Niagara Falls: Desiring to secure her later years financially, and avoid the poorhouse, she decided she would be the first person to ride over Niagara Falls in a barrel. Taylor used a custom-made barrel for her trip, constructed of oak and iron and padded with a mattress. Several delays occurred in the launching of the barrel, particularly because no one wanted to be part of a potential suicide. Two days before Taylor's own attempt, a domestic cat was sent over the Horseshoe Falls in her barrel to test its strength. Contrary to rumours at the time, the cat survived the plunge unharmed and later was posed with Taylor in photographs.

 

 

 

 

"The Queen of the Mist" posing with her barrel and cat.

 

 

 

On the 24th of October 1901, her 63rd birthday (she told everyone at the time that she was forty three), the barrel was put over the side of a rowboat, and Taylor climbed in, along with her lucky heart-shaped pillow. After screwing down the lid, friends used a bicycle tire pump to compress the air in the barrel. The hole used for this was plugged with a cork, and Taylor was set adrift near the American shore, south of Goat Island.

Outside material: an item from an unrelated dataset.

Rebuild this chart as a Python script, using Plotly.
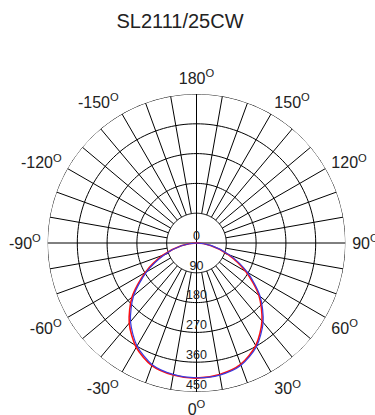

The Niagara River currents carried the barrel toward the Canadian Horseshoe Falls, which has since been the site for all daredevil stunting at Niagara Falls. Rescuers reached her barrel shortly after the plunge. Taylor was discovered to be alive and relatively uninjured, except for a small gash on her head. The trip itself took less than twenty minutes, but it was some time before the barrel was actually opened. After the journey, Annie Taylor told the press:

 

"If it was with my dying breath, I would caution anyone against attempting the feat... I would sooner walk up to the mouth of a cannon, knowing it was going to blow me to pieces than make another trip over the Fall."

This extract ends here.